The NFU president, who was elected in February, also said that farmers were mistaken to believe that an exit from the EU would avoid stricter food safety and environmental regulations, as the bloc would still remain the main trading partner for an independent UK. He explained, "Exporting to Europe would require similar regulations to make UK produce acceptable. For me, the single market is of utmost importance."
Greening measures that form a part of the new CAP, which will be implemented from January 2015, dominated questions for the panel at the event, after the government announced its plans for greening on Tuesday. The Environment secretary said the measures (on which more detailed information can be found here and here) aimed to support protect the environment without taking land out of production.
Defending his decision to transfer funds from the direct payment pillar (Pillar One) to Rural Development (Pillar Two), Mr Paterson said he fully supported funding farmers to take environmental protection measures for which there is no market mechanism, adding that a £70 billion tourist industry relies on the health of the UK's countryside.

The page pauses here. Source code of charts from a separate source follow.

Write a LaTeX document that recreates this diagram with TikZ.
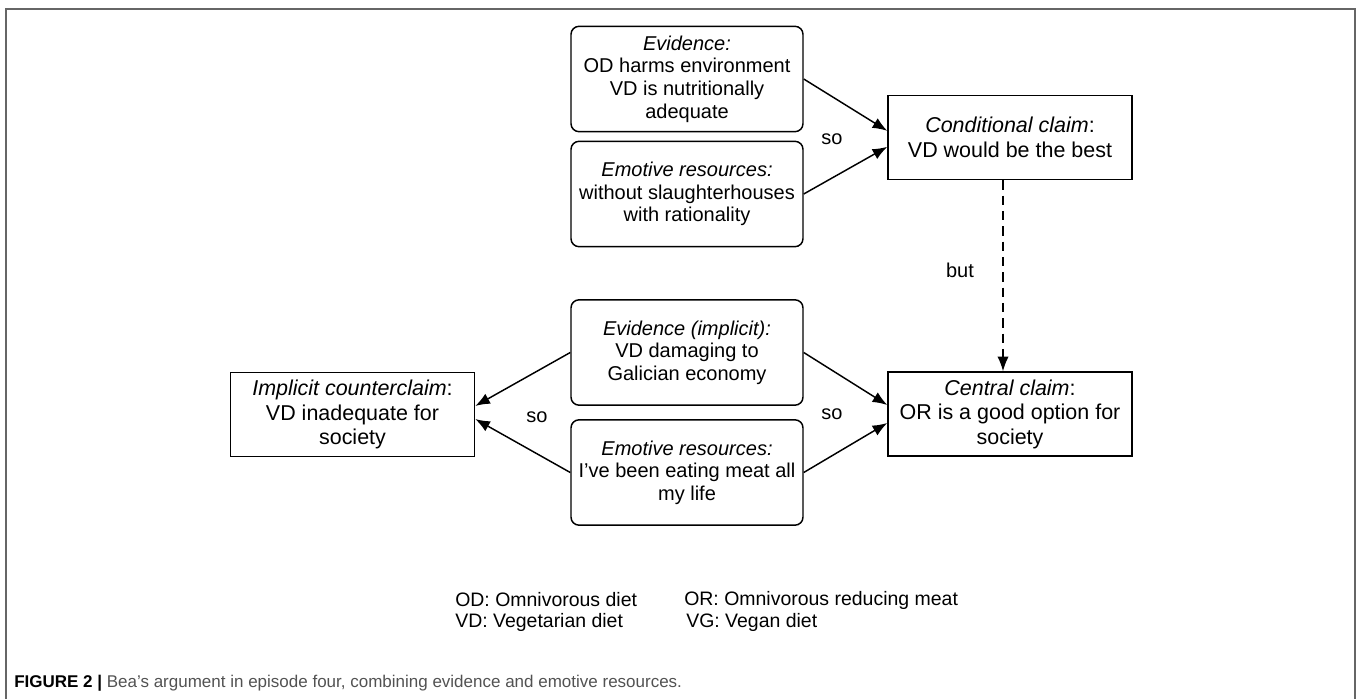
\documentclass[tikz,border=0pt]{standalone}
\usepackage{fontspec}
\setmainfont{Liberation Sans}
\usetikzlibrary{arrows.meta}
\definecolor{framegray}{gray}{0.4}
\definecolor{capgray}{gray}{0.32}
\begin{document}
\begin{tikzpicture}[x=0.75pt,y=-0.75pt,>={Latex[length=11pt,width=8.5pt]},
    box/.style={draw,line width=1.1pt,align=center,inner sep=0pt,
        minimum width=183pt,minimum height=63pt,font=\fontsize{16.1}{18.4}\selectfont},
    rbox/.style={box,rounded corners=6pt,minimum width=174pt,minimum height=79pt,
        font=\fontsize{15}{17}\selectfont},
    lbl/.style={font=\fontsize{15}{17}\selectfont},
    key/.style={anchor=west,inner sep=0pt,font=\fontsize{14.6}{16.5}\selectfont}]
    \useasboundingbox (0,0) rectangle (1357,699);
    \draw[framegray,line width=0.9pt] (6,699) |- (1355,9) -- (1355,699);
    % upper part
    \node[rbox] (evid) at (687,79) {\textit{Evidence:}\\OD harms environment\\VD is nutritionally\\adequate};
    \node[rbox] (emot) at (687,194) {\textit{Emotive resources:}\\without slaughterhouses\\with rationality};
    \node[box] (cond) at (1010,137.5) {\textit{Conditional claim}:\\VD would be the best};
    \draw[->,line width=1.1pt] (evid.east) -- ([yshift=5pt]cond.west);
    \draw[->,line width=1.1pt] (emot.east) -- ([yshift=-7pt]cond.west);
    \node[lbl] (so1) at (832,139) {so};
    % lower part
    \node[rbox] (evimp) at (687,352.5) {\textit{Evidence (implicit):}\\VD damaging to\\Galician economy};
    \node[rbox] (emlife) at (687,472.5) {\textit{Emotive resources:}\\I've been eating meat all\\my life};
    \node[box] (counter) at (352.5,414.5) {\textit{Implicit counterclaim}:\\VD inadequate for\\society};
    \node[box] (central) at (1010,414) {\textit{Central claim}:\\OR is a good option for\\society};
    \foreach \s/\d in {evimp/6.75,emlife/-6.75}
    {
        \draw[->,line width=1.1pt] (\s.east) -- ([yshift=\d pt]central.west);
    }
    \draw[->,line width=1.1pt] (evimp.west) -- ([yshift=6.4pt]counter.east);
    \draw[->,line width=1.1pt] (emlife.west) -- ([yshift=-3.4pt]counter.east);
    \node[lbl] (so2) at (832,414) {so};
    \node[lbl] (so3) at (537,417) {so};
    \draw[->,line width=1.1pt,dash pattern=on 7pt off 4.5pt] ([xshift=-5.25pt]cond.south) -- ([xshift=-5.25pt]central.north);
    \node[lbl] (but) at (960,270) {but};
    % key
    \node[key] (od) at (455,600) {OD: Omnivorous diet};
    \node[key] (vd) at (455,622) {VD: Vegetarian diet};
    \node[key] (or) at (684,600) {OR: Omnivorous reducing meat};
    \node[key] (vg) at (686,622) {VG: Vegan diet};
    \node[anchor=west,inner sep=0pt,font=\fontsize{12.75}{14}\selectfont,text=capgray] (cap) at (14,683)
        {\textcolor{black}{\textbf{FIGURE 2 |}} Bea's argument in episode four, combining evidence and emotive resources.};
\end{tikzpicture}
\end{document}
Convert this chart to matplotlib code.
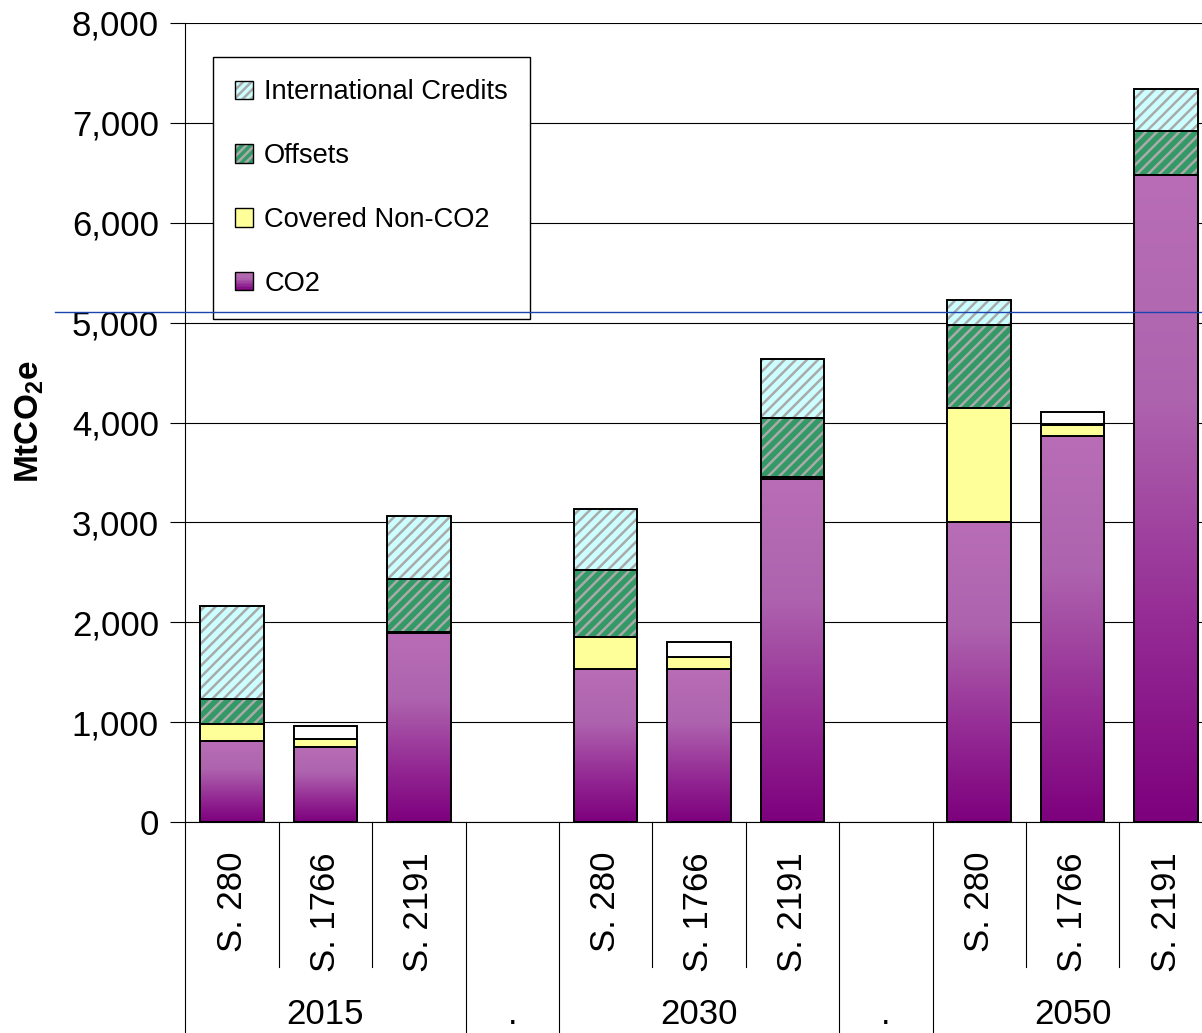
import numpy as np
import matplotlib.pyplot as plt
from matplotlib.patches import Patch, Rectangle
from matplotlib.colors import LinearSegmentedColormap
from matplotlib.legend_handler import HandlerBase, HandlerTuple
from matplotlib.transforms import blended_transform_factory

plt.rcParams['font.family'] = ['Liberation Sans', 'DejaVu Sans']
plt.rcParams['mathtext.fontset'] = 'custom'
plt.rcParams['mathtext.rm'] = 'Liberation Sans'
plt.rcParams['mathtext.bf'] = 'Liberation Sans:bold'
plt.rcParams['hatch.linewidth'] = 1.8

# Allowance supply by bill and year (MtCO2e)
groups = ['2015', '.', '2030', '.', '2050']
group_sizes = [3, 1, 3, 1, 3]
bills = ['S. 280', 'S. 1766', 'S. 2191']

co2 = [811, 754, 1890, 1532, 1532, 3432, 3003, 3867, 6480]
non_co2 = [170, 74, 15, 320, 123, 25, 1144, 110, 0]
offsets = [250, 0, 527, 676, 0, 587, 833, 10, 437]
intl = [931, 0, 631, 605, 0, 591, 245, 0, 427]
other = [0, 133, 0, 0, 147, 0, 0, 120, 0]

ref_level = 5105

# slot positions: one empty slot between year groups
xpos = []
slot = 0
for g, n in zip(groups, group_sizes):
    if g != '.':
        xpos.extend(range(slot, slot + n))
    slot += n
xpos = np.array(xpos)
n_slots = slot

W, H = 1202, 1033
fig = plt.figure(figsize=(W / 100, H / 100), dpi=100)
ax = fig.add_axes([185.3 / W, (H - 822) / H, 1027.4 / W, (822 - 23) / H])

bw = 0.68
edge_lw = 1.4
purple = LinearSegmentedColormap.from_list(
    'co2', [(0.0, '#b86db6'), (0.35, '#ae63ae'), (0.7, '#942a94'), (1.0, '#7d007d')])
grad = np.linspace(0, 1, 256).reshape(-1, 1)

# CO2 bars with vertical gradient
for x, v in zip(xpos, co2):
    ax.imshow(grad, cmap=purple, aspect='auto', interpolation='bilinear',
              extent=(x - bw / 2, x + bw / 2, 0, v), zorder=2)
    ax.bar(x, v, bw, facecolor='none', edgecolor='black', lw=edge_lw, zorder=3)

bottom = np.array(co2, dtype=float)


def stack(vals, face, hatch=None):
    global bottom
    vals = np.array(vals, dtype=float)
    m = vals > 0
    if hatch:
        ax.bar(xpos[m], vals[m], bw, bottom=bottom[m], facecolor=face,
               edgecolor='#aaaaaa', lw=0, hatch=hatch, zorder=2)
        ax.bar(xpos[m], vals[m], bw, bottom=bottom[m], facecolor='none',
               edgecolor='black', lw=edge_lw, zorder=3)
    else:
        ax.bar(xpos[m], vals[m], bw, bottom=bottom[m], facecolor=face,
               edgecolor='black', lw=edge_lw, zorder=3)
    bottom = bottom + vals


stack(non_co2, '#ffff99')
stack(offsets, '#339966', '///')
stack(intl, '#ccffff', '///')
stack(other, 'white')

ax.set_xlim(-0.5, n_slots - 0.5)
ax.set_ylim(0, 8000)
ax.set_yticks(np.arange(0, 8001, 1000))
ax.set_yticklabels([f'{v:,}' for v in range(0, 8001, 1000)], fontsize=25)
ax.tick_params(axis='y', direction='out', length=11, width=0.8, pad=8)
ax.set_xticks([])
ax.yaxis.grid(True, color='black', lw=0.8)
ax.set_axisbelow(True)
for s in ['top', 'right']:
    ax.spines[s].set_visible(False)
ax.spines['left'].set_linewidth(0.8)
ax.spines['bottom'].set_linewidth(0.8)

fig.text(30 / W, 1 - 422 / H, r'MtCO$_\mathbf{2}$e', rotation=90, ha='center',
         va='center', fontsize=24, fontweight='bold')

# two-level category axis below the plot
tr = blended_transform_factory(ax.transData, fig.transFigure)
y_axis = (H - 822) / H
y_short = (H - 967) / H
slot = 0
for g, n in zip(groups, group_sizes):
    ax.plot([slot - 0.5] * 2, [y_axis, 0], transform=tr, color='black',
            lw=0.8, clip_on=False)
    if g != '.':
        for k in range(1, n):
            ax.plot([slot + k - 0.5] * 2, [y_axis, y_short], transform=tr,
                    color='black', lw=0.8, clip_on=False)
        for k, b in enumerate(bills):
            ax.text(slot + k, (H - 852) / H, b, transform=tr, rotation=90,
                    ha='center', va='top', fontsize=25)
    ax.text(slot + (n - 1) / 2, (H - 1024) / H, g, transform=tr, ha='center',
            va='baseline', fontsize=25)
    slot += n
ax.plot([slot - 0.5] * 2, [y_axis, 0], transform=tr, color='black',
        lw=0.8, clip_on=False)

# reference line across the plot
tr2 = blended_transform_factory(fig.transFigure, ax.transData)
ax.plot([55 / W, 1.0], [ref_level, ref_level], transform=tr2, color='#1a44b0',
        lw=1.0, clip_on=False, zorder=10)


class GradientHandler(HandlerBase):
    def create_artists(self, legend, orig_handle, xdescent, ydescent, width,
                       height, fontsize, trans):
        arts = []
        n = 12
        for i in range(n):
            c = purple(1 - (i + 0.5) / n)
            arts.append(Rectangle((-xdescent, -ydescent + i * height / n), width,
                                  height / n, facecolor=c, edgecolor='none',
                                  transform=trans))
        arts.append(Rectangle((-xdescent, -ydescent), width, height,
                              facecolor='none', edgecolor='black', lw=1.0,
                              transform=trans))
        return arts


def hatched(face):
    return (Patch(facecolor=face, edgecolor='#aaaaaa', lw=0, hatch='////'),
            Patch(facecolor='none', edgecolor='black', lw=1.0))


co2_handle = Patch(facecolor='#a04aa0')
handles = [hatched('#ccffff'), hatched('#339966'),
           Patch(facecolor='#ffff99', edgecolor='black', lw=1.0), co2_handle]
labels = ['International Credits', 'Offsets', 'Covered Non-CO2', 'CO2']
leg = ax.legend(handles, labels, loc='upper left',
                bbox_to_anchor=(213 / W, 1 - 57 / H), bbox_transform=fig.transFigure,
                borderaxespad=0, fontsize=19.6, handlelength=0.66, handleheight=0.66,
                handletextpad=0.4, labelspacing=1.39, borderpad=0.82,
                fancybox=False, framealpha=1, edgecolor='black',
                handler_map={tuple: HandlerTuple(ndivide=1, pad=0),
                             co2_handle: GradientHandler()})
leg.get_frame().set_linewidth(1.0)
leg.set_zorder(5)

fig.savefig('out.png', dpi=100)
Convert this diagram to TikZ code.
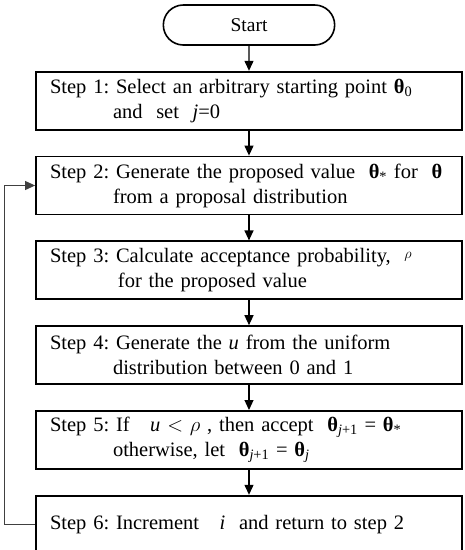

Although he was broadly critical of the CAP deal struck following trilogue negotiations last autumn, Mr Paterson said there were some positives for farmers. He pointed out that hedges could be counted as Environmental Focus Areas, but warned that record keeping for Entry level Stewardship and Higher Level Stewardship agri-environment schemes were not up to European standards, meaning that hedges in the UK will have to be mapped in order to qualify as EFA.
Paterson urged farmers planning to count hedges as EFA to submit their documentation early. He said, "If we're going to make this work we'll need to work with you to get the mapping of hedges right, you'll need to accept the verification process could take longer, and there is a risk you may get your payment later… that is the best compromise we can come up with."
The Defra secretary said he also wants ponds and stonewalls included as EFA, and will push for this change in upcoming meetings with EU agriculture commissioner Dacian Ciolos.
Whilst the farming industry has been highly critical of the CAP reform deal, which effectively renationalised a number of key policy decisions, so too has the environmental movement. Last week, a multi-author paper published in the journal Science warned that CAP reforms have been "diluted" so much as a result of negotiations and industry lobbying that "they will be of no benefit to European wildlife, and biodiversity will continue to decline across the continent." They claimed that half of all EU farmland and between 80 and 90 percent of farmers would be exempt from greening requirements
Earlier research by experts who contributed to the UK government's National Ecosystem Assessment also found that the CAP, which costs an estimated £400 per household per year in the UK, "provides poor value for society."
EFA measures have been heavily criticised, as they allow commercial nitrogen fixing crops like peas and beans to count towards farmers' greening commitments.